By Michael Warren
I have a confession. I’m scared of needles. It’s not an uncommon fear. Most people don’t like having sharp objects stuck into them, regardless of the payoff.
As they say, no one promised us that life would be a rose garden, so maybe we have to think of the occasional needle as the thorn in our side.
As with so many other areas of medicine, it may help alleviate some of your fears if you understand just what needles can do for you.
Doctors do not enjoy giving shots to patients, but the information and results that can be gained through their use are invaluable. For example, needles inserted into the veins can remove blood to be tested for hundreds of conditions, from AIDS to zinc levels. And, just as things can be taken out of the body, others can be injected, such as antibiotics, lifesaving plasma, medications and water.

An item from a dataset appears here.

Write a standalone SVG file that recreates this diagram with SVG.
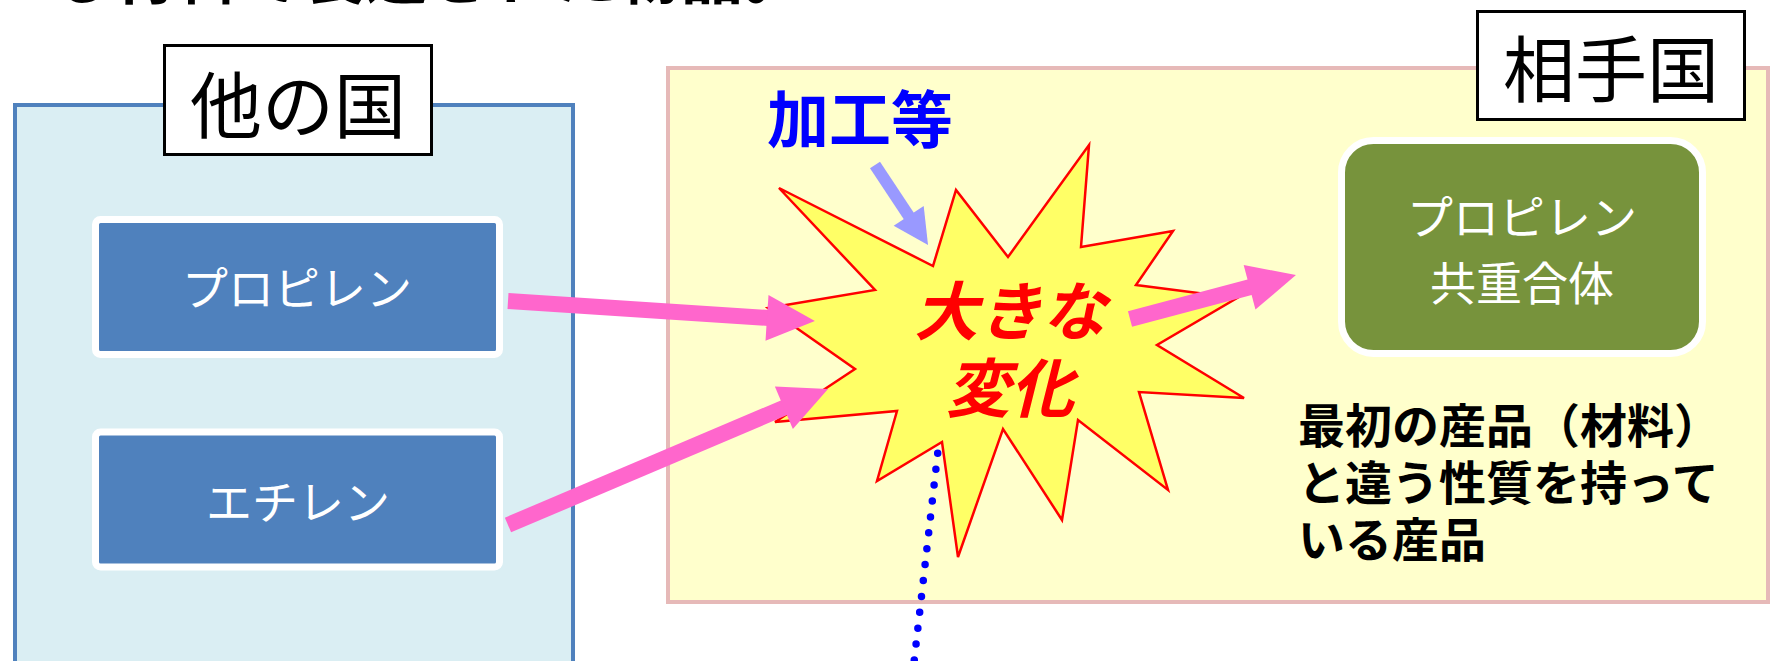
<svg xmlns="http://www.w3.org/2000/svg" width="1772" height="661" viewBox="0 0 1772 661">
<style>
.jp{font-family:"Noto Sans CJK JP","Noto Sans",sans-serif}
.lbl{font-size:72px;fill:#000;text-anchor:middle}
.lblbox{fill:#fff;stroke:#000;stroke-width:3}
.wt{font-size:46px;fill:#fff;text-anchor:middle}
.bk{font-size:47px;font-weight:bold;fill:#000}
.pink{stroke:#FF66CC;stroke-width:16;fill:none}
</style>
<defs>
<marker id="ph" markerUnits="userSpaceOnUse" markerWidth="50" markerHeight="50" viewBox="0 -25 50 50" refX="2" refY="0" orient="auto" overflow="visible">
<path d="M0,-23 L48,0 L0,23 z" fill="#FF66CC"/>
</marker>
<marker id="lh" markerUnits="userSpaceOnUse" markerWidth="40" markerHeight="40" viewBox="0 -20 40 40" refX="2" refY="0" orient="auto" overflow="visible">
<path d="M0,-18 L35,0 L0,18 z" fill="#9999FF"/>
</marker>
</defs>
<rect width="1772" height="661" fill="#fff"/>
<text class="jp" x="50" y="-1" font-size="62" font-weight="bold" textLength="756" lengthAdjust="spacing">る材料で製造された物品。</text>

<g id="other-country">
<rect x="15" y="105" width="558" height="580" fill="#DAEEF3" stroke="#4F81BD" stroke-width="4"/>
<rect class="lblbox" x="164.5" y="45.5" width="267" height="109"/>
<text class="jp lbl" x="298" y="132">他の国</text>
</g>
<g id="partner-country">
<rect x="668" y="68" width="1100" height="534" fill="#FFFFCC" stroke="#E6B9B8" stroke-width="4"/>
<rect class="lblbox" x="1477.5" y="11.5" width="267" height="108"/>
<text class="jp lbl" x="1611" y="96">相手国</text>
</g>
<g id="propylene">
<rect x="95.5" y="219.5" width="404" height="135" rx="5" fill="#4F81BD" stroke="#fff" stroke-width="7"/>
<text class="jp wt" x="297" y="305">プロピレン</text>
</g>
<g id="ethylene">
<rect x="95.5" y="432" width="404" height="135" rx="5" fill="#4F81BD" stroke="#fff" stroke-width="7"/>
<text class="jp wt" x="298" y="519">エチレン</text>
</g>
<g id="processing-label">
<text class="jp" x="767" y="143" font-size="62" font-weight="bold" fill="#0000FF">加工等</text>
</g>
<g id="big-change">
<polygon points="779,188 933,266 956,190 1008,257 1089,145 1081,247 1173,231 1136,285 1237,298 1157,345 1244,398 1139,392 1168,490 1078,420 1062,520 1003,429 958,557 942,442 877,481 897,411 775,422 855,369 768,308 875,290" fill="#FFFF66" stroke="#FF0000" stroke-width="2.5" stroke-linejoin="miter"/>
<text class="jp" x="1010" y="335" font-size="64" font-weight="bold" font-style="italic" fill="#FF0000" text-anchor="middle">大きな</text>
<text class="jp" x="1010" y="412" font-size="64" font-weight="bold" font-style="italic" fill="#FF0000" text-anchor="middle">変化</text>
</g>
<g id="copolymer">
<rect x="1341.5" y="140.5" width="361" height="213" rx="32" fill="#77933C" stroke="#fff" stroke-width="7"/>
<text class="jp wt" x="1522" y="234">プロピレン</text>
<text class="jp wt" x="1522" y="300" font-size="48">共重合体</text>
</g>
<g id="description">
<text class="jp bk" x="1298" y="443">最初の産品（材料）</text>
<text class="jp bk" x="1298" y="500">と違う性質を持って</text>
<text class="jp bk" x="1298" y="557">いる産品</text>
</g>
<g id="connectors">
<line class="pink" x1="508" y1="301" x2="769" y2="318" marker-end="url(#ph)"/>
<line class="pink" x1="508" y1="525" x2="785.7" y2="407" marker-end="url(#ph)"/>
<line class="pink" x1="1130" y1="319" x2="1251.5" y2="286.8" marker-end="url(#ph)"/>
<line x1="875" y1="165" x2="909.8" y2="217.5" stroke="#9999FF" stroke-width="12" marker-end="url(#lh)"/>
<line x1="937.7" y1="453.3" x2="912" y2="680" stroke="#0000FF" stroke-width="7.5" stroke-linecap="round" stroke-dasharray="0 16"/>
</g>
</svg>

Arteries are major blood vessels that carry blood from the heart to the rest of the body. A needle can be used to draw blood from the arteries, providing information on oxygen levels and other critical readings.
Through arteries, needles can be used to place small, sophisticated tubes directly into the heart to measure function, to take X-rays of vessels, and to perform angioplasties, a procedure to open diseased or injured vessels.
Similarly, tubes can be inserted through needles into the kidneys, the brain, anywhere there are blood vessels, for testing of blood, to take tissue specimens, remove growths, for treatment and for X-rays.
Needles can be stuck directly into the liver, kidney, brain, lymph nodes and other areas for biopsies, to drain abscesses, to perform tests and to determine if all is working normally.
Larger instruments the size of a pencil or small cigar can also be inserted through the skin for a variety of purposes, including the removal of kidney stones and gall bladders and to perform tubal ligations. Large needles inserted into the joints can help observe and treat cartilage problems, including arthritis.
There is virtually no place in the body that a needle cannot be used. What a dreadful thought, you say?
Because this simple instrument is so effective, doctors are able to help you avoid many types of major (and expensive) medical procedures, including some surgery. The bad news is that you get the needle.
However, just as you must take charge of other aspects of your health care, it’s important to question any procedure, including the use of needles. Just because you have a vein, doesn’t mean it needs to be stuck. Exercise your right to be informed.
Dr. Michael M. Warren is Ashbel Smith Professor of Surgery in the division of urology at the University of Texas Medical Branch at Galveston.